··· RECORDED INFORMATION ···

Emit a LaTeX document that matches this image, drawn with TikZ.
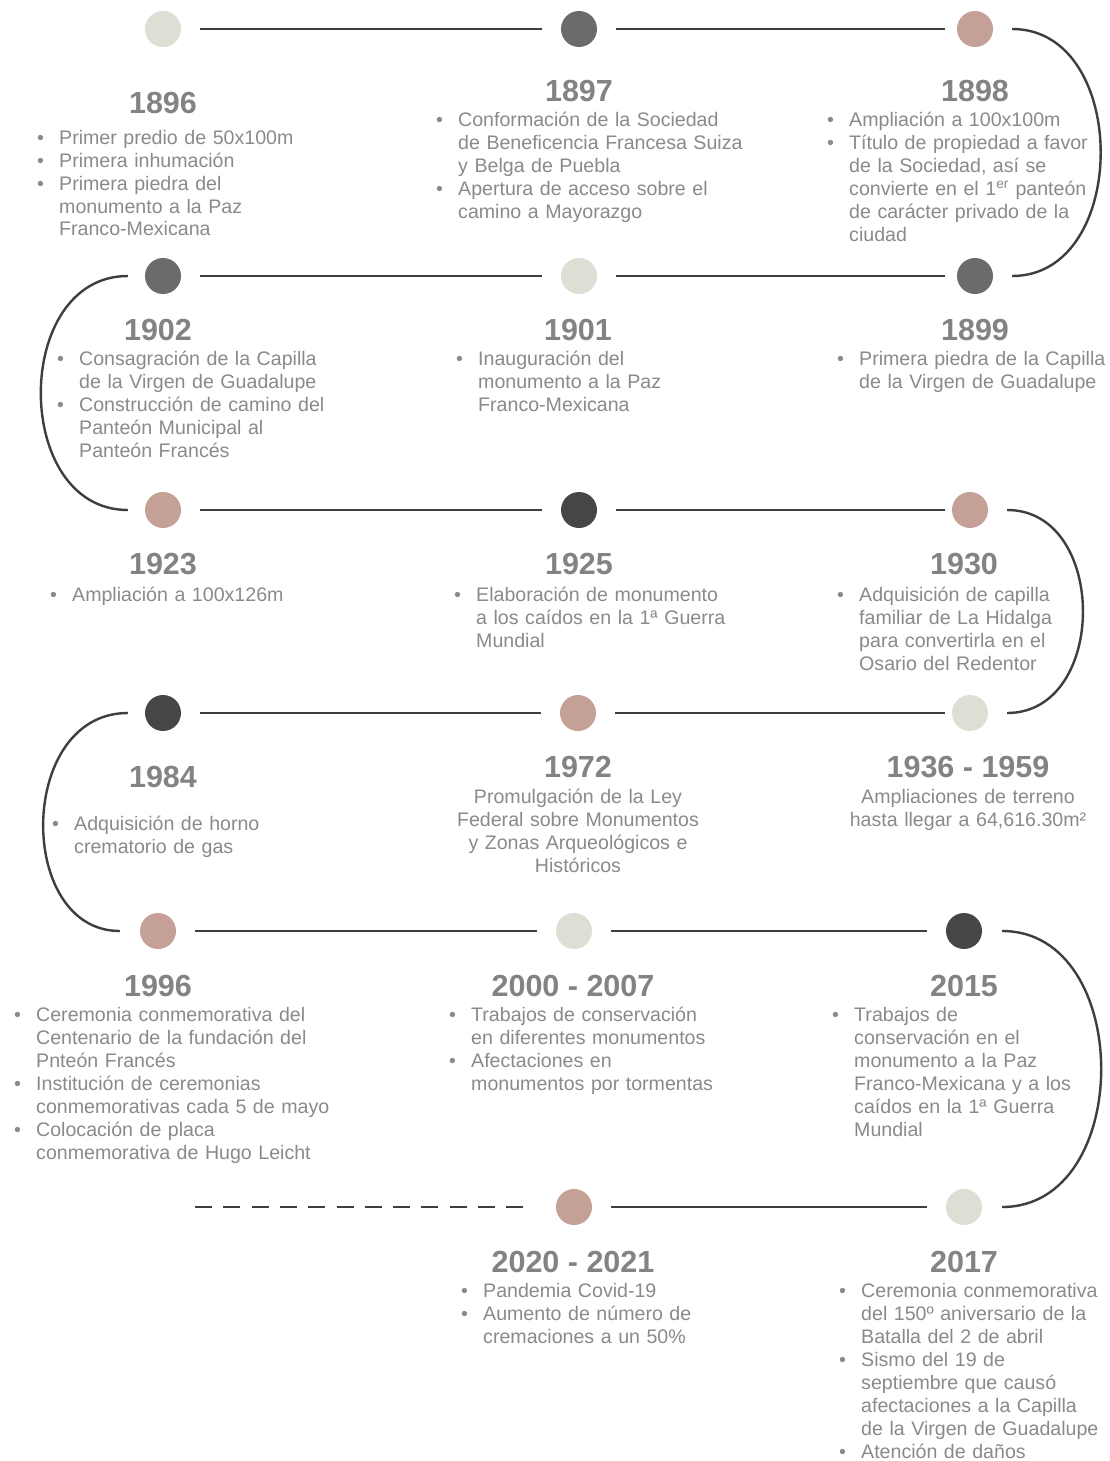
\documentclass[tikz,border=0pt]{standalone}
\usepackage{fontspec}
\setmainfont{Liberation Sans}

\definecolor{sage}{HTML}{DCDFD4}
\definecolor{rose}{HTML}{C4A096}
\definecolor{slate}{HTML}{6B6B6B}
\definecolor{coal}{HTML}{464646}
\definecolor{linegray}{HTML}{3E3E3E}
\definecolor{txtgray}{HTML}{8A8A8A}
\definecolor{yeargray}{HTML}{838383}

\newlength{\bulw}\setlength{\bulw}{22pt}
\newcommand{\itm}[1]{\hangindent=\bulw\hangafter=1\noindent\makebox[\bulw][l]{\textbullet}#1\par}

\tikzset{
  dot/.style={circle,minimum size=36pt,inner sep=0pt},
  link/.style={draw=linegray,line width=2.4pt,shorten <=19pt,shorten >=19pt},
  turn/.style={draw=linegray,line width=2.4pt},
  year/.style={font=\bfseries\fontsize{30.5}{30.5}\selectfont,text=yeargray,inner sep=0pt},
  info/.style={font=\fontsize{19.6}{23}\selectfont,text=txtgray,inner sep=0pt,text width=380pt,align=left,anchor=base west},
  infoc/.style={font=\fontsize{19.6}{23}\selectfont,text=txtgray,inner sep=0pt,text width=300pt,align=center,anchor=base},
}

\begin{document}
\begin{tikzpicture}[x=1pt,y=-1pt]
\useasboundingbox[fill=white] (0,0) rectangle (1109,1461);

% dots
\node[dot,fill=sage]  (d1896) at (163,29)  {};
\node[dot,fill=slate] (d1897) at (579,29)  {};
\node[dot,fill=rose]  (d1898) at (975,29)  {};
\node[dot,fill=slate] (d1902) at (163,276) {};
\node[dot,fill=sage]  (d1901) at (579,276) {};
\node[dot,fill=slate] (d1899) at (975,276) {};
\node[dot,fill=rose]  (d1923) at (163,510) {};
\node[dot,fill=coal]  (d1925) at (579,510) {};
\node[dot,fill=rose]  (d1930) at (970,510) {};
\node[dot,fill=coal]  (d1984) at (163,713) {};
\node[dot,fill=rose]  (d1972) at (578,713) {};
\node[dot,fill=sage]  (d1936) at (970,713) {};
\node[dot,fill=rose]  (d1996) at (158,931) {};
\node[dot,fill=sage]  (d2000) at (574,931) {};
\node[dot,fill=coal]  (d2015) at (964,931) {};
\node[dot,fill=rose]  (d2020) at (574,1207) {};
\node[dot,fill=sage]  (d2017) at (964,1207) {};
\coordinate (dashend) at (195,1207);

% links
\draw[link] (d1896) -- (d1897);
\draw[link,shorten >=12pt] (d1897) -- (d1898);
\draw[link] (d1902) -- (d1901);
\draw[link,shorten >=12pt] (d1901) -- (d1899);
\draw[link] (d1923) -- (d1925);
\draw[link,shorten >=7pt] (d1925) -- (d1930);
\draw[link] (d1984) -- (d1972);
\draw[link,shorten >=7pt] (d1972) -- (d1936);
\draw[link] (d1996) -- (d2000);
\draw[link] (d2000) -- (d2015);
\draw[link,dash pattern=on 17pt off 11.3pt,shorten <=0pt,shorten >=30pt] (dashend) -- (d2020);
\draw[link] (d2020) -- (d2017);

% turns between rows
\draw[turn] ([xshift=19pt]d1898.east) .. controls +(118,0) and +(118,0) .. ([xshift=19pt]d1899.east);
\draw[turn] ([xshift=-17pt]d1902.west) .. controls +(-116,0) and +(-116,0) .. ([xshift=-17pt]d1923.west);
\draw[turn] ([xshift=19pt]d1930.east) .. controls +(101,0) and +(101,0) .. ([xshift=19pt]d1936.east);
\draw[turn] ([xshift=-17pt]d1984.west) .. controls +(-111,0) and +(-104,0) .. ([xshift=-20pt]d1996.west);
\draw[turn] ([xshift=20pt]d2015.east) .. controls +(132,0) and +(132,0) .. ([xshift=20pt]d2017.east);

% years
\node[year] (y1896) at (163,103) {1896};
\node[year] (y1897) at (579,91) {1897};
\node[year] (y1898) at (975,91) {1898};
\node[year] (y1902) at (158,330) {1902};
\node[year] (y1901) at (578,330) {1901};
\node[year] (y1899) at (975,330) {1899};
\node[year] (y1923) at (163,564) {1923};
\node[year] (y1925) at (579,564) {1925};
\node[year] (y1930) at (964,564) {1930};
\node[year] (y1984) at (163,777) {1984};
\node[year] (y1972) at (578,767) {1972};
\node[year] (y1936) at (968,767) {1936 - 1959};
\node[year] (y1996) at (158,986) {1996};
\node[year] (y2000) at (573,986) {2000 - 2007};
\node[year] (y2015) at (964,986) {2015};
\node[year] (y2020) at (573,1262) {2020 - 2021};
\node[year] (y2017) at (964,1262) {2017};

% texts
\node[info] (t1896) at (37,144) {\itm{Primer predio de 50x100m}\itm{Primera inhumación}\itm{Primera piedra del\newline monumento a la Paz\newline Franco-Mexicana}};
\node[info] (t1897) at (436,127) {\itm{Conformación de la Sociedad\newline de Beneficencia Francesa Suiza\newline y Belga de Puebla}\itm{Apertura de acceso sobre el\newline camino a Mayorazgo}};
\node[info] (t1898) at (827,127) {\itm{Ampliación a 100x100m}\itm{Título de propiedad a favor\newline de la Sociedad, así se\newline convierte en el 1\textsuperscript{er} panteón\newline de carácter privado de la\newline ciudad}};
\node[info] (t1902) at (57,365) {\itm{Consagración de la Capilla\newline de la Virgen de Guadalupe}\itm{Construcción de camino del\newline Panteón Municipal al\newline Panteón Francés}};
\node[info] (t1901) at (456,365) {\itm{Inauguración del\newline monumento a la Paz\newline Franco-Mexicana}};
\node[info] (t1899) at (837,365) {\itm{Primera piedra de la Capilla\newline de la Virgen de Guadalupe}};
\node[info] (t1923) at (50,601) {\itm{Ampliación a 100x126m}};
\node[info] (t1925) at (454,601) {\itm{Elaboración de monumento\newline a los caídos en la 1ª Guerra\newline Mundial}};
\node[info] (t1930) at (837,601) {\itm{Adquisición de capilla\newline familiar de La Hidalga\newline para convertirla en el\newline Osario del Redentor}};
\node[info] (t1984) at (52,830) {\itm{Adquisición de horno\newline crematorio de gas}};
\node[infoc] (t1972) at (578,803) {Promulgación de la Ley\\ Federal sobre Monumentos\\ y Zonas Arqueológicos e\\ Históricos};
\node[infoc] (t1936) at (968,803) {Ampliaciones de terreno\\ hasta llegar a 64,616.30m²};
\node[info] (t1996) at (14,1021) {\itm{Ceremonia conmemorativa del\newline Centenario de la fundación del\newline Pnteón Francés}\itm{Institución de ceremonias\newline conmemorativas cada 5 de mayo}\itm{Colocación de placa\newline conmemorativa de Hugo Leicht}};
\node[info] (t2000) at (449,1021) {\itm{Trabajos de conservación\newline en diferentes monumentos}\itm{Afectaciones en\newline monumentos por tormentas}};
\node[info] (t2015) at (832,1021) {\itm{Trabajos de\newline conservación en el\newline monumento a la Paz\newline Franco-Mexicana y a los\newline caídos en la 1ª Guerra\newline Mundial}};
\node[info] (t2020) at (461,1297) {\itm{Pandemia Covid-19}\itm{Aumento de número de\newline cremaciones a un 50\%}};
\node[info] (t2017) at (839,1297) {\itm{Ceremonia conmemorativa\newline del 150º aniversario de la\newline Batalla del 2 de abril}\itm{Sismo del 19 de\newline septiembre que causó\newline afectaciones a la Capilla\newline de la Virgen de Guadalupe}\itm{Atención de daños}};
\end{tikzpicture}
\end{document}
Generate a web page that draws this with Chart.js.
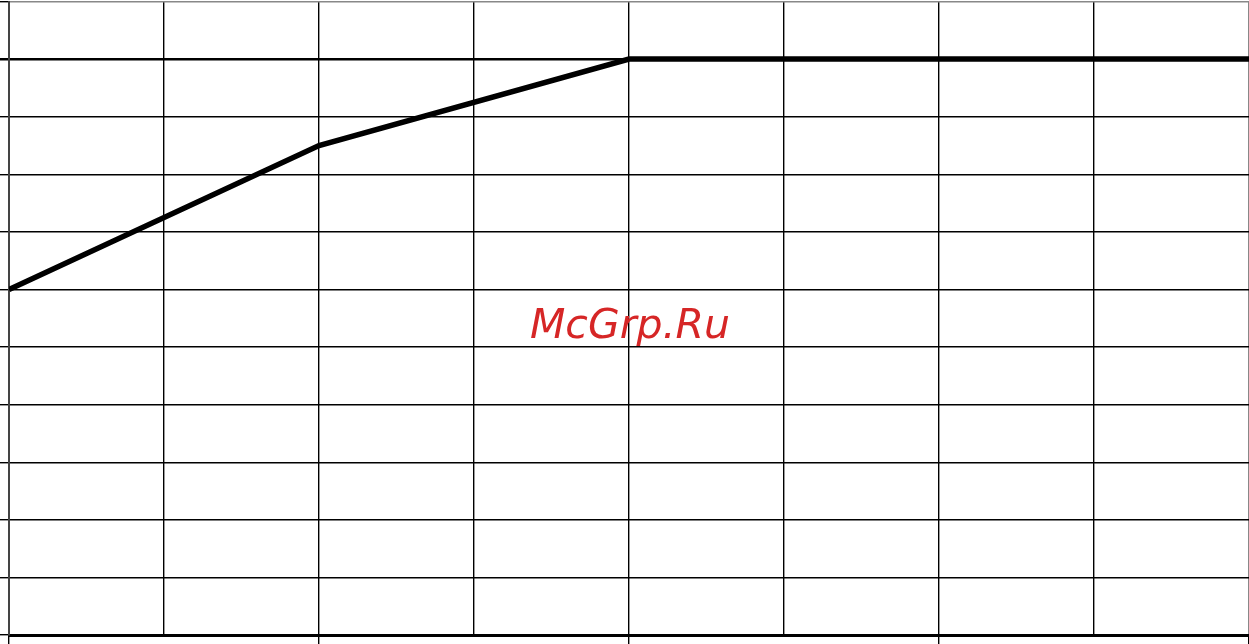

···

• _WHAT YOU ARE ASKED TO DO_
Reproduce the records word for word, please, from their first line up to and including the line that contains "(0,0) rectangle (1109,1461);", but no pictures.

• _THE ANSWER_
Emit a LaTeX document that matches this image, drawn with TikZ.
\documentclass[tikz,border=0pt]{standalone}
\usepackage{fontspec}
\setmainfont{Liberation Sans}

\definecolor{sage}{HTML}{DCDFD4}
\definecolor{rose}{HTML}{C4A096}
\definecolor{slate}{HTML}{6B6B6B}
\definecolor{coal}{HTML}{464646}
\definecolor{linegray}{HTML}{3E3E3E}
\definecolor{txtgray}{HTML}{8A8A8A}
\definecolor{yeargray}{HTML}{838383}

\newlength{\bulw}\setlength{\bulw}{22pt}
\newcommand{\itm}[1]{\hangindent=\bulw\hangafter=1\noindent\makebox[\bulw][l]{\textbullet}#1\par}

\tikzset{
  dot/.style={circle,minimum size=36pt,inner sep=0pt},
  link/.style={draw=linegray,line width=2.4pt,shorten <=19pt,shorten >=19pt},
  turn/.style={draw=linegray,line width=2.4pt},
  year/.style={font=\bfseries\fontsize{30.5}{30.5}\selectfont,text=yeargray,inner sep=0pt},
  info/.style={font=\fontsize{19.6}{23}\selectfont,text=txtgray,inner sep=0pt,text width=380pt,align=left,anchor=base west},
  infoc/.style={font=\fontsize{19.6}{23}\selectfont,text=txtgray,inner sep=0pt,text width=300pt,align=center,anchor=base},
}

\begin{document}
\begin{tikzpicture}[x=1pt,y=-1pt]
\useasboundingbox[fill=white] (0,0) rectangle (1109,1461);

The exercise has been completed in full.